DATA PROVIDED =
-*-

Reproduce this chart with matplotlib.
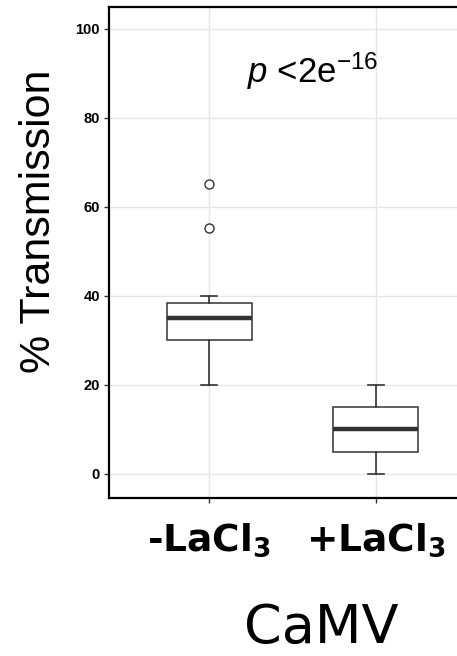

-*-

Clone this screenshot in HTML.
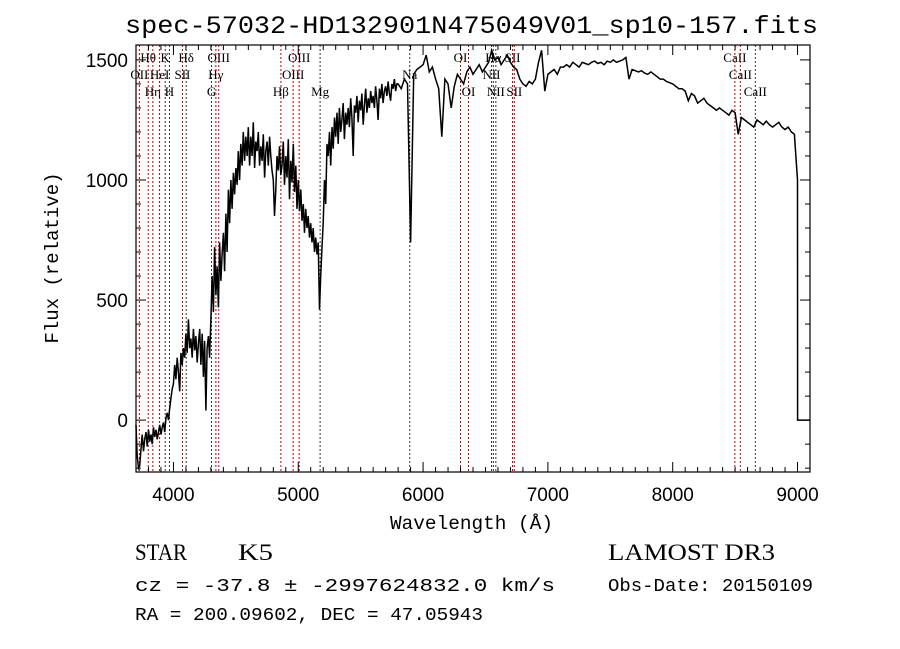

-*-

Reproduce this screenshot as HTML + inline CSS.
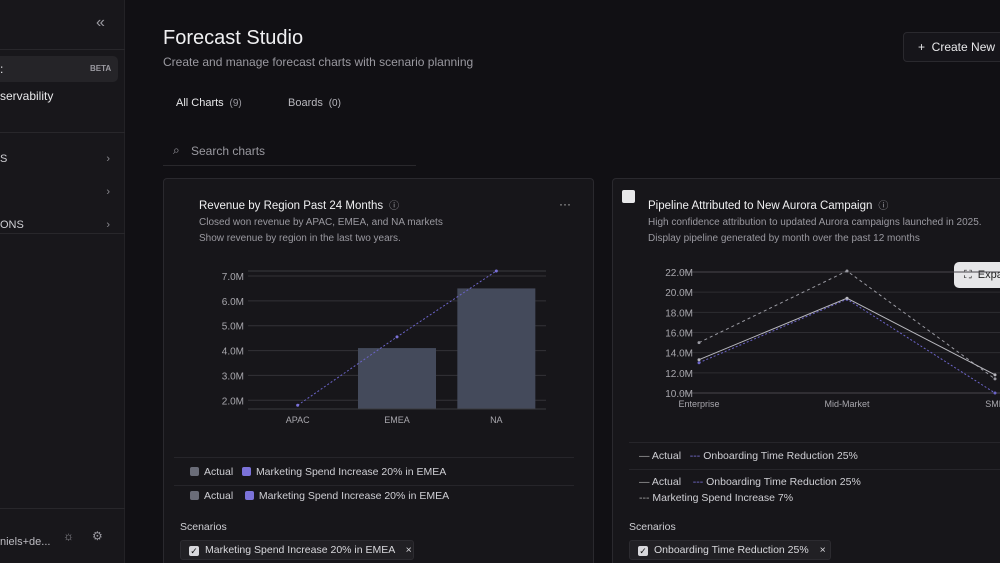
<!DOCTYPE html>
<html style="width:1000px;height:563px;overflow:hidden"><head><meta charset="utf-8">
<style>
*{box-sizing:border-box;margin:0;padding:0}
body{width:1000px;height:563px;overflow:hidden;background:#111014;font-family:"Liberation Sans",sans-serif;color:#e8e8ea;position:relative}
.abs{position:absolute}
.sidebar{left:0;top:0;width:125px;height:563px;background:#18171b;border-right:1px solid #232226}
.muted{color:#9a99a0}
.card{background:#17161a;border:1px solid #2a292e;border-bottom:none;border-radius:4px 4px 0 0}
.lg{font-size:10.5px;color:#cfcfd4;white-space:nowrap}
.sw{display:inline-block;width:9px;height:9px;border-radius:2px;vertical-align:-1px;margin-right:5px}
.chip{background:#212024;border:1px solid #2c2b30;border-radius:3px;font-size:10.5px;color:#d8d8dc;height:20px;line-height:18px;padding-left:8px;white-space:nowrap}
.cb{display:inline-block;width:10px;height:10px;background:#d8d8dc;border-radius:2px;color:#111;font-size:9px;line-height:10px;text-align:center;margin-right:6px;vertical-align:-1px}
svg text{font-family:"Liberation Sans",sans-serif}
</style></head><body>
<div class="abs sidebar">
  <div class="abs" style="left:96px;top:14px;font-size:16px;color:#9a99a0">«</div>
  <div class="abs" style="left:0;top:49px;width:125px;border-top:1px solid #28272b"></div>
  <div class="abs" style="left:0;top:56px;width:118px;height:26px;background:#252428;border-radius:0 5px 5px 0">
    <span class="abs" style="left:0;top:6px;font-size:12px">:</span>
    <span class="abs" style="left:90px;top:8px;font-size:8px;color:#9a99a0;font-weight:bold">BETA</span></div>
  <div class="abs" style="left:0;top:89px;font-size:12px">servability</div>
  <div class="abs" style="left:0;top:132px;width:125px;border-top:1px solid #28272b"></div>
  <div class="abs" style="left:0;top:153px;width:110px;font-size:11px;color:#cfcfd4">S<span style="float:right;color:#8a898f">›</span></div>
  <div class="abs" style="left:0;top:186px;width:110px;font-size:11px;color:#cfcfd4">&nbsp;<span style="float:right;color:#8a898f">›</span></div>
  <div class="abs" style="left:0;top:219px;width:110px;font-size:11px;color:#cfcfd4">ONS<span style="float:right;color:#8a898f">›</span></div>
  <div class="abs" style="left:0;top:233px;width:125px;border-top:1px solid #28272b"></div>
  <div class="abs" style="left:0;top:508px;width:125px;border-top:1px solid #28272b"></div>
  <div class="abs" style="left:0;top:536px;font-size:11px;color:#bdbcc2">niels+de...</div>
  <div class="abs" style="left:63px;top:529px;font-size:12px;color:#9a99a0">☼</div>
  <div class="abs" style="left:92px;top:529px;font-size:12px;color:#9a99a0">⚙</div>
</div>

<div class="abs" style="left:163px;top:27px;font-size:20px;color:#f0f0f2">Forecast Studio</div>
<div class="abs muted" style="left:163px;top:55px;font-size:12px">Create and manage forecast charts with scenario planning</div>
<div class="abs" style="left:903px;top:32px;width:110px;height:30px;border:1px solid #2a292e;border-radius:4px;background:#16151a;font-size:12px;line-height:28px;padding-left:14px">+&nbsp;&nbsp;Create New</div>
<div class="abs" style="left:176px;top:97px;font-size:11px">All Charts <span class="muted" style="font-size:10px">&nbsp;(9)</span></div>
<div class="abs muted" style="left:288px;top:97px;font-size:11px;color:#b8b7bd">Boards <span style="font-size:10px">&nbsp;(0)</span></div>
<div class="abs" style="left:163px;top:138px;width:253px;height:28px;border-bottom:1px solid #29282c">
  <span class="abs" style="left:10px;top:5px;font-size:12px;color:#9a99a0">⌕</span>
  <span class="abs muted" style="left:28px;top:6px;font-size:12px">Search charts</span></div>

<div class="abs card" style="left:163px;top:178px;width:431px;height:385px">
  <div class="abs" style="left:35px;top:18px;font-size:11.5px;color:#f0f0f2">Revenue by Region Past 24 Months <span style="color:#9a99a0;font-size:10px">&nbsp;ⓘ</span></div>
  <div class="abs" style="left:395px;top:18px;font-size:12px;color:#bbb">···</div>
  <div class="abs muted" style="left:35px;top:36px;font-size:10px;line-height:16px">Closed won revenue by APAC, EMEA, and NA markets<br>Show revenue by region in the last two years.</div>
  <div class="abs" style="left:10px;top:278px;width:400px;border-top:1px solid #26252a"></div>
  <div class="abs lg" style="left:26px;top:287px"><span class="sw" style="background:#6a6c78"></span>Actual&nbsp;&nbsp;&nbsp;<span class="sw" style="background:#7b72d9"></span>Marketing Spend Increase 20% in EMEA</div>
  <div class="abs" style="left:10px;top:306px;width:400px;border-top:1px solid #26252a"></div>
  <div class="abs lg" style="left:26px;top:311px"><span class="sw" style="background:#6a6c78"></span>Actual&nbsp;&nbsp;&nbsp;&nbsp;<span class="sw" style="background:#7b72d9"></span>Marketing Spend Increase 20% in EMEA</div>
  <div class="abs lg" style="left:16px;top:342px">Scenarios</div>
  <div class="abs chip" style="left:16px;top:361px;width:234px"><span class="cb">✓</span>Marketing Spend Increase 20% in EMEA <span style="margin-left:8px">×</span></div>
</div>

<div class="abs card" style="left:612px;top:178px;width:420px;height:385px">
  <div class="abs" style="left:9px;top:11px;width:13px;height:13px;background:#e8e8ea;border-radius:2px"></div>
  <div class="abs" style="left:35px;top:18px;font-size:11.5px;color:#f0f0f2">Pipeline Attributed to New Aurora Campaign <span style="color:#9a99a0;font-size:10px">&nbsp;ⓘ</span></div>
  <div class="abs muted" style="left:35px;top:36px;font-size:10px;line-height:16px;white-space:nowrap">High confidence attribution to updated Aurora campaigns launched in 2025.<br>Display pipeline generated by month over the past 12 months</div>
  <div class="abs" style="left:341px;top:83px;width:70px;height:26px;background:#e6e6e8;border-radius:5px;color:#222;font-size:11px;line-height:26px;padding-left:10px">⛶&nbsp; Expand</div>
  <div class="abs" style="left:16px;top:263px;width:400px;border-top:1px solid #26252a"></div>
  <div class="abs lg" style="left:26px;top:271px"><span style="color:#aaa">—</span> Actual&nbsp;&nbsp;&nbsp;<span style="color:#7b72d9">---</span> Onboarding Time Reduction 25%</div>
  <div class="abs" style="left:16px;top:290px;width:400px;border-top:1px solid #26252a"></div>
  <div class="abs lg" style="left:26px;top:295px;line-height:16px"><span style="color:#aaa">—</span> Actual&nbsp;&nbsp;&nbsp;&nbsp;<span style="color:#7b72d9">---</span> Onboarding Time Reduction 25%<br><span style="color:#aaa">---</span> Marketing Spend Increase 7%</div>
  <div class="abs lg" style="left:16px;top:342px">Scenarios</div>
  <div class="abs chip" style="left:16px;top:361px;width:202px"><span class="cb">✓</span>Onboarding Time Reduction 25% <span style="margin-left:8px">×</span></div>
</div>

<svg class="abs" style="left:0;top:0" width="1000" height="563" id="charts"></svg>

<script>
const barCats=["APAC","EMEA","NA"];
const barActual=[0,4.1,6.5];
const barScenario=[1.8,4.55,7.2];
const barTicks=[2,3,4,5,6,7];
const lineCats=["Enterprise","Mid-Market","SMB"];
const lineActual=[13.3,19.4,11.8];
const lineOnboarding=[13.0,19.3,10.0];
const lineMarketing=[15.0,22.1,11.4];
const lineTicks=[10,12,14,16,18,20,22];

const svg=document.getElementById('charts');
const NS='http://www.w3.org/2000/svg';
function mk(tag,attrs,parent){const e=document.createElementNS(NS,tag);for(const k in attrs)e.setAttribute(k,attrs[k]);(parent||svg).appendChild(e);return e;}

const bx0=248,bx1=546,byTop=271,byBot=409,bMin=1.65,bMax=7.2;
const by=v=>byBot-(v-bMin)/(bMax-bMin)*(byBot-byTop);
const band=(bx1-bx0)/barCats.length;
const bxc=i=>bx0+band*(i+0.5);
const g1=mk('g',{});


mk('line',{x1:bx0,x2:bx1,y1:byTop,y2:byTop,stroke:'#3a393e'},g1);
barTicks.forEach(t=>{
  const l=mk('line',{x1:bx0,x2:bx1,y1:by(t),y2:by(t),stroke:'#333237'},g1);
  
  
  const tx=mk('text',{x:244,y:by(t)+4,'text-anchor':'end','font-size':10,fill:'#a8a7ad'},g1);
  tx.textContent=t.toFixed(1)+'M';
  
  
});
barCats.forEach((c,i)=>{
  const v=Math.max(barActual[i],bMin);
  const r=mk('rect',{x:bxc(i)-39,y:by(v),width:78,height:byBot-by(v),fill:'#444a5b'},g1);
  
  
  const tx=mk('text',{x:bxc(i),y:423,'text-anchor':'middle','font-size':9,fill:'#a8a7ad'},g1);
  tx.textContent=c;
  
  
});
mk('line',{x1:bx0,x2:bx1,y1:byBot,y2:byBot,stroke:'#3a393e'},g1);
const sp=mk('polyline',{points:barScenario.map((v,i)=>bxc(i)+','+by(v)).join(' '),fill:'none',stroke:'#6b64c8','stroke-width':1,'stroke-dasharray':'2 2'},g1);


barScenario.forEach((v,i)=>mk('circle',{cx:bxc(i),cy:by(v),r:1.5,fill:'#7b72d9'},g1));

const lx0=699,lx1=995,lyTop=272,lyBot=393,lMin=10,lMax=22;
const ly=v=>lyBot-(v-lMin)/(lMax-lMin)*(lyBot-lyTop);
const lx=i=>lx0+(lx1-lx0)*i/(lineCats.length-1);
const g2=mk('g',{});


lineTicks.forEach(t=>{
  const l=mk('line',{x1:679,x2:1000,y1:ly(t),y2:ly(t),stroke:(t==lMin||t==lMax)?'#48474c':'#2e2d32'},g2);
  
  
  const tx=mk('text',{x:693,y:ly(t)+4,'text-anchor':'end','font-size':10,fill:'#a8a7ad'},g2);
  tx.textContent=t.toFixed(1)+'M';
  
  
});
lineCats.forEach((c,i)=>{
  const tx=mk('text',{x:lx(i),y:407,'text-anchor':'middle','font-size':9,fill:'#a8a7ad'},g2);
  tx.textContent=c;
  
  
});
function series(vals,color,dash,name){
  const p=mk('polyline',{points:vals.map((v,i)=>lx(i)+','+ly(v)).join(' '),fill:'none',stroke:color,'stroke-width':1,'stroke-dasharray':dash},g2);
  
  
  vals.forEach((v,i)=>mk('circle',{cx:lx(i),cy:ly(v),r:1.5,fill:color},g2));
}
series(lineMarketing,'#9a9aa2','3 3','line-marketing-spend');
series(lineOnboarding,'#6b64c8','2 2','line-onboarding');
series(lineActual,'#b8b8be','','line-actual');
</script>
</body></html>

-*-

DIRECTIVE =
Pull every line holding "inline" out of the records.

RESPONSE =
Reproduce this screenshot as HTML + inline CSS.
.sw{display:inline-block;width:9px;height:9px;border-radius:2px;vertical-align:-1px;margin-right:5px}
.cb{display:inline-block;width:10px;height:10px;background:#d8d8dc;border-radius:2px;color:#111;font-size:9px;line-height:10px;text-align:center;margin-right:6px;vertical-align:-1px}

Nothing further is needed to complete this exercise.